#### DIRECTIONS FOR THIS TASK
Write the data below out exactly as it stands. Do not include the pictures.

#### DATASET SECTION
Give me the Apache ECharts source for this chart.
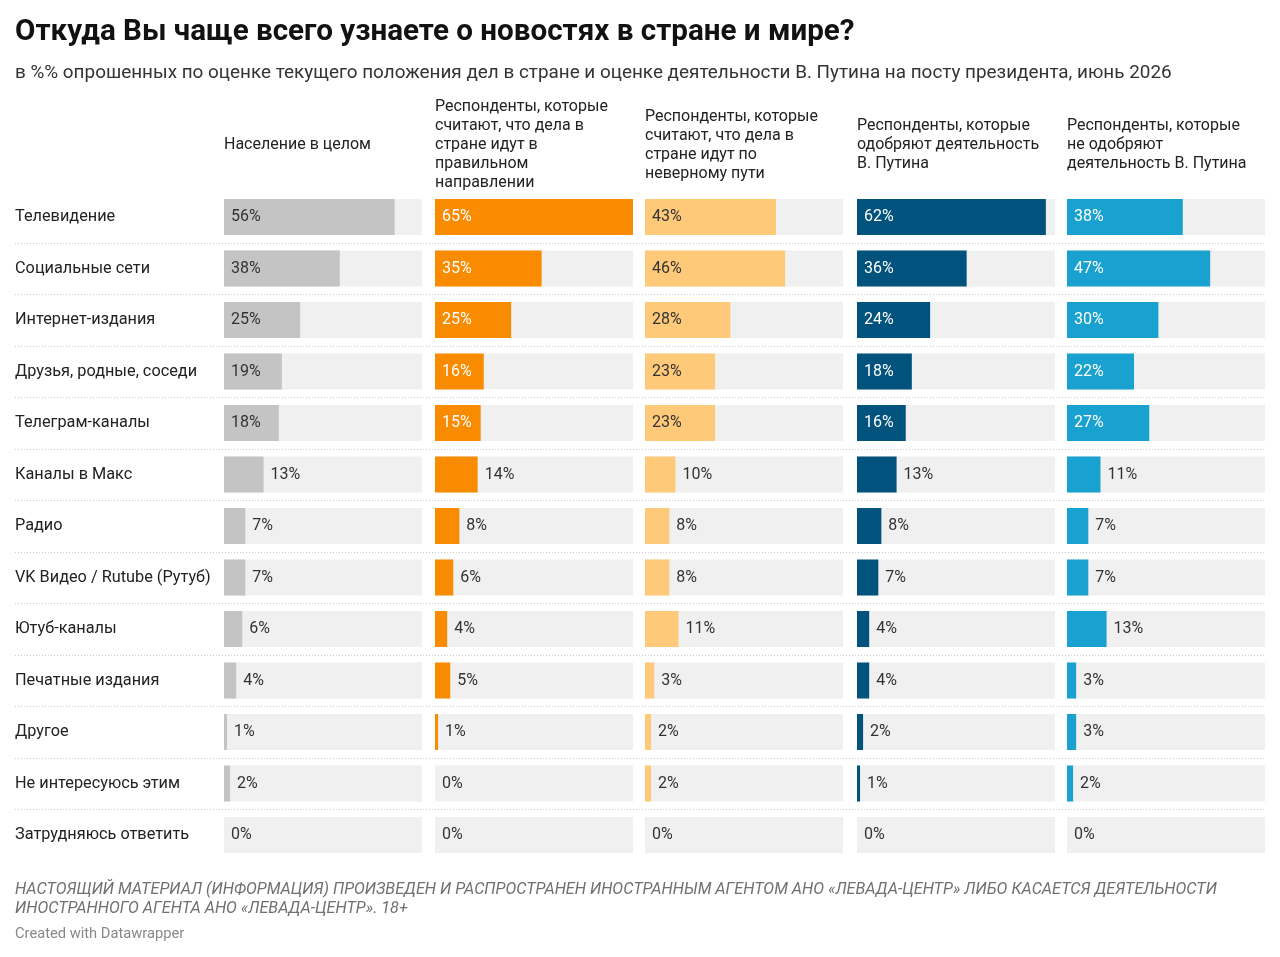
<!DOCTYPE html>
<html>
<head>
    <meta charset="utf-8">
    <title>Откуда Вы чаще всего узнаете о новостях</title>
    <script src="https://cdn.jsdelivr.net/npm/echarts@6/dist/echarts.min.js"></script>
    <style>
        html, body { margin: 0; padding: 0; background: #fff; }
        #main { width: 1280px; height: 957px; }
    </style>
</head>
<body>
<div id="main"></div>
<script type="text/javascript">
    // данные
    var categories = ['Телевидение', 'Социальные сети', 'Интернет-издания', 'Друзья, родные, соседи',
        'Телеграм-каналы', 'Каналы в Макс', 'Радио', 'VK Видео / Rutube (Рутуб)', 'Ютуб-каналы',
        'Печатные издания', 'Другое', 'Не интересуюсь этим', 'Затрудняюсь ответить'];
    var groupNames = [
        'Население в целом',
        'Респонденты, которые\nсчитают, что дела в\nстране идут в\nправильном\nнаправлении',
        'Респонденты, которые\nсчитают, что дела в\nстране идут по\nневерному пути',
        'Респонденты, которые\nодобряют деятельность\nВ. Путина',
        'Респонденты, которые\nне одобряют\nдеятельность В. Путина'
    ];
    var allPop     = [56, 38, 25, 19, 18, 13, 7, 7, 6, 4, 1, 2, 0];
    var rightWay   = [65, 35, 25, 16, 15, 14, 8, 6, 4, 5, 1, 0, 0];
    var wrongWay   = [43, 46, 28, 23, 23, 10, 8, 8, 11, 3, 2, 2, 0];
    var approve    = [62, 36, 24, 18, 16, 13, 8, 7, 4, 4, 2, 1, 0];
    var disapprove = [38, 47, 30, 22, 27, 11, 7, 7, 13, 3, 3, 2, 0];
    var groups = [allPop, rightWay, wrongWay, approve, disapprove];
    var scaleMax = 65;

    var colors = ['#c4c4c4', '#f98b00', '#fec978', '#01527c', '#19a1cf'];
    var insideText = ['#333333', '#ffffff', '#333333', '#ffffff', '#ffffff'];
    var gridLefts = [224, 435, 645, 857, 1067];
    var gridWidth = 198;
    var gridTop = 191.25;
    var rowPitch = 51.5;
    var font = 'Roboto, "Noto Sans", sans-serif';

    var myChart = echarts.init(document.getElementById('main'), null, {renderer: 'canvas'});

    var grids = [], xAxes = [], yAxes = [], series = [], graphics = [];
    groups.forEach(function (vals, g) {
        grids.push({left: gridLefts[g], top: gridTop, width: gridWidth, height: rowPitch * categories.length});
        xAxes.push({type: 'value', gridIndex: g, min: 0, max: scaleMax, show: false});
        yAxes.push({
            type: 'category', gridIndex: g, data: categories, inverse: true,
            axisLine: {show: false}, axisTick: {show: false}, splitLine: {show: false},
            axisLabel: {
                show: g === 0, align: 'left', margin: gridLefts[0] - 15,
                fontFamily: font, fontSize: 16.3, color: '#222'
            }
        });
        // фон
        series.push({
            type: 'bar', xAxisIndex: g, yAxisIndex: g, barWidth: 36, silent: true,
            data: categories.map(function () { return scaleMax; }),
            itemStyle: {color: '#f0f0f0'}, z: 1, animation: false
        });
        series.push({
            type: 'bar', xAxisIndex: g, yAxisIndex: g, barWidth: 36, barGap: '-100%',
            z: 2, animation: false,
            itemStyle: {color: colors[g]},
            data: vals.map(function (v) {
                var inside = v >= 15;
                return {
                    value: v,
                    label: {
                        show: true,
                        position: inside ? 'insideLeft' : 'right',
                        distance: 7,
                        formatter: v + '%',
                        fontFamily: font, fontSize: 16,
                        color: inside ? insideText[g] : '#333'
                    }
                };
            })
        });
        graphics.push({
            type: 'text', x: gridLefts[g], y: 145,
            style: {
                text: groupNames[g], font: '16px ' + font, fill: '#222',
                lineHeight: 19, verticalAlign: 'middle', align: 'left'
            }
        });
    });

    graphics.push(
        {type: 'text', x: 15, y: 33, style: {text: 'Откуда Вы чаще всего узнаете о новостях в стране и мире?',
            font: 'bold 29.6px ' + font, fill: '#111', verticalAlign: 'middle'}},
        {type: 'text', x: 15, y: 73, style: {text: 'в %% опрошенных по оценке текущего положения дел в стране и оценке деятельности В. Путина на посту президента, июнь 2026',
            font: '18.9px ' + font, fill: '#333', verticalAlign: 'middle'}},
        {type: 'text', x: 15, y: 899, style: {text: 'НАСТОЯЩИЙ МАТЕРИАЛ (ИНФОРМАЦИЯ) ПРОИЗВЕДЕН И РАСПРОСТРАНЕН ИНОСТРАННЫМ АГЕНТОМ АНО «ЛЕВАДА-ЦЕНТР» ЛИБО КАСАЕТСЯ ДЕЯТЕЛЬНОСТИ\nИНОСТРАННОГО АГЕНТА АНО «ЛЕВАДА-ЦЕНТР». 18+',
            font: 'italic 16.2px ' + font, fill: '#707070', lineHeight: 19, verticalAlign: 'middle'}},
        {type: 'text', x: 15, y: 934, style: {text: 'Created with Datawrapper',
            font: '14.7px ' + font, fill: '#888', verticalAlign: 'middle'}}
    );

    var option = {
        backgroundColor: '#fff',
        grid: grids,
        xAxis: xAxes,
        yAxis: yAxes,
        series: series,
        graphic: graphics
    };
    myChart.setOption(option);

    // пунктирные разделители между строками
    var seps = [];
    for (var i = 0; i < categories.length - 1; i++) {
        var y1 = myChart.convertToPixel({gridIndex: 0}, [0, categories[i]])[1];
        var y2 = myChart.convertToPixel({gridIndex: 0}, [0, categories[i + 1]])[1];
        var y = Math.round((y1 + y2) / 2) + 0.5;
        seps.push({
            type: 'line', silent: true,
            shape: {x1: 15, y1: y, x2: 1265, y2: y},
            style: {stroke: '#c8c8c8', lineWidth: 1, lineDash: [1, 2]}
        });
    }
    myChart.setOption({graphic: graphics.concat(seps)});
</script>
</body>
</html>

#### RESULT OF THE TASK
Give me the Apache ECharts source for this chart.
<!DOCTYPE html>
<html>
<head>
    <meta charset="utf-8">
    <title>Откуда Вы чаще всего узнаете о новостях</title>
    <script src="https://cdn.jsdelivr.net/npm/echarts@6/dist/echarts.min.js"></script>
    <style>
        html, body { margin: 0; padding: 0; background: #fff; }
        #main { width: 1280px; height: 957px; }
    </style>
</head>
<body>
<div id="main"></div>
<script type="text/javascript">
    // данные
    var categories = ['Телевидение', 'Социальные сети', 'Интернет-издания', 'Друзья, родные, соседи',
        'Телеграм-каналы', 'Каналы в Макс', 'Радио', 'VK Видео / Rutube (Рутуб)', 'Ютуб-каналы',
        'Печатные издания', 'Другое', 'Не интересуюсь этим', 'Затрудняюсь ответить'];
    var groupNames = [
        'Население в целом',
        'Респонденты, которые\nсчитают, что дела в\nстране идут в\nправильном\nнаправлении',
        'Респонденты, которые\nсчитают, что дела в\nстране идут по\nневерному пути',
        'Респонденты, которые\nодобряют деятельность\nВ. Путина',
        'Респонденты, которые\nне одобряют\nдеятельность В. Путина'
    ];
    var allPop     = [56, 38, 25, 19, 18, 13, 7, 7, 6, 4, 1, 2, 0];
    var rightWay   = [65, 35, 25, 16, 15, 14, 8, 6, 4, 5, 1, 0, 0];
    var wrongWay   = [43, 46, 28, 23, 23, 10, 8, 8, 11, 3, 2, 2, 0];
    var approve    = [62, 36, 24, 18, 16, 13, 8, 7, 4, 4, 2, 1, 0];
    var disapprove = [38, 47, 30, 22, 27, 11, 7, 7, 13, 3, 3, 2, 0];
    var groups = [allPop, rightWay, wrongWay, approve, disapprove];
    var scaleMax = 65;

    var colors = ['#c4c4c4', '#f98b00', '#fec978', '#01527c', '#19a1cf'];
    var insideText = ['#333333', '#ffffff', '#333333', '#ffffff', '#ffffff'];
    var gridLefts = [224, 435, 645, 857, 1067];
    var gridWidth = 198;
    var gridTop = 191.25;
    var rowPitch = 51.5;
    var font = 'Roboto, "Noto Sans", sans-serif';

    var myChart = echarts.init(document.getElementById('main'), null, {renderer: 'canvas'});

    var grids = [], xAxes = [], yAxes = [], series = [], graphics = [];
    groups.forEach(function (vals, g) {
        grids.push({left: gridLefts[g], top: gridTop, width: gridWidth, height: rowPitch * categories.length});
        xAxes.push({type: 'value', gridIndex: g, min: 0, max: scaleMax, show: false});
        yAxes.push({
            type: 'category', gridIndex: g, data: categories, inverse: true,
            axisLine: {show: false}, axisTick: {show: false}, splitLine: {show: false},
            axisLabel: {
                show: g === 0, align: 'left', margin: gridLefts[0] - 15,
                fontFamily: font, fontSize: 16.3, color: '#222'
            }
        });
        // фон
        series.push({
            type: 'bar', xAxisIndex: g, yAxisIndex: g, barWidth: 36, silent: true,
            data: categories.map(function () { return scaleMax; }),
            itemStyle: {color: '#f0f0f0'}, z: 1, animation: false
        });
        series.push({
            type: 'bar', xAxisIndex: g, yAxisIndex: g, barWidth: 36, barGap: '-100%',
            z: 2, animation: false,
            itemStyle: {color: colors[g]},
            data: vals.map(function (v) {
                var inside = v >= 15;
                return {
                    value: v,
                    label: {
                        show: true,
                        position: inside ? 'insideLeft' : 'right',
                        distance: 7,
                        formatter: v + '%',
                        fontFamily: font, fontSize: 16,
                        color: inside ? insideText[g] : '#333'
                    }
                };
            })
        });
        graphics.push({
            type: 'text', x: gridLefts[g], y: 145,
            style: {
                text: groupNames[g], font: '16px ' + font, fill: '#222',
                lineHeight: 19, verticalAlign: 'middle', align: 'left'
            }
        });
    });

    graphics.push(
        {type: 'text', x: 15, y: 33, style: {text: 'Откуда Вы чаще всего узнаете о новостях в стране и мире?',
            font: 'bold 29.6px ' + font, fill: '#111', verticalAlign: 'middle'}},
        {type: 'text', x: 15, y: 73, style: {text: 'в %% опрошенных по оценке текущего положения дел в стране и оценке деятельности В. Путина на посту президента, июнь 2026',
            font: '18.9px ' + font, fill: '#333', verticalAlign: 'middle'}},
        {type: 'text', x: 15, y: 899, style: {text: 'НАСТОЯЩИЙ МАТЕРИАЛ (ИНФОРМАЦИЯ) ПРОИЗВЕДЕН И РАСПРОСТРАНЕН ИНОСТРАННЫМ АГЕНТОМ АНО «ЛЕВАДА-ЦЕНТР» ЛИБО КАСАЕТСЯ ДЕЯТЕЛЬНОСТИ\nИНОСТРАННОГО АГЕНТА АНО «ЛЕВАДА-ЦЕНТР». 18+',
            font: 'italic 16.2px ' + font, fill: '#707070', lineHeight: 19, verticalAlign: 'middle'}},
        {type: 'text', x: 15, y: 934, style: {text: 'Created with Datawrapper',
            font: '14.7px ' + font, fill: '#888', verticalAlign: 'middle'}}
    );

    var option = {
        backgroundColor: '#fff',
        grid: grids,
        xAxis: xAxes,
        yAxis: yAxes,
        series: series,
        graphic: graphics
    };
    myChart.setOption(option);

    // пунктирные разделители между строками
    var seps = [];
    for (var i = 0; i < categories.length - 1; i++) {
        var y1 = myChart.convertToPixel({gridIndex: 0}, [0, categories[i]])[1];
        var y2 = myChart.convertToPixel({gridIndex: 0}, [0, categories[i + 1]])[1];
        var y = Math.round((y1 + y2) / 2) + 0.5;
        seps.push({
            type: 'line', silent: true,
            shape: {x1: 15, y1: y, x2: 1265, y2: y},
            style: {stroke: '#c8c8c8', lineWidth: 1, lineDash: [1, 2]}
        });
    }
    myChart.setOption({graphic: graphics.concat(seps)});
</script>
</body>
</html>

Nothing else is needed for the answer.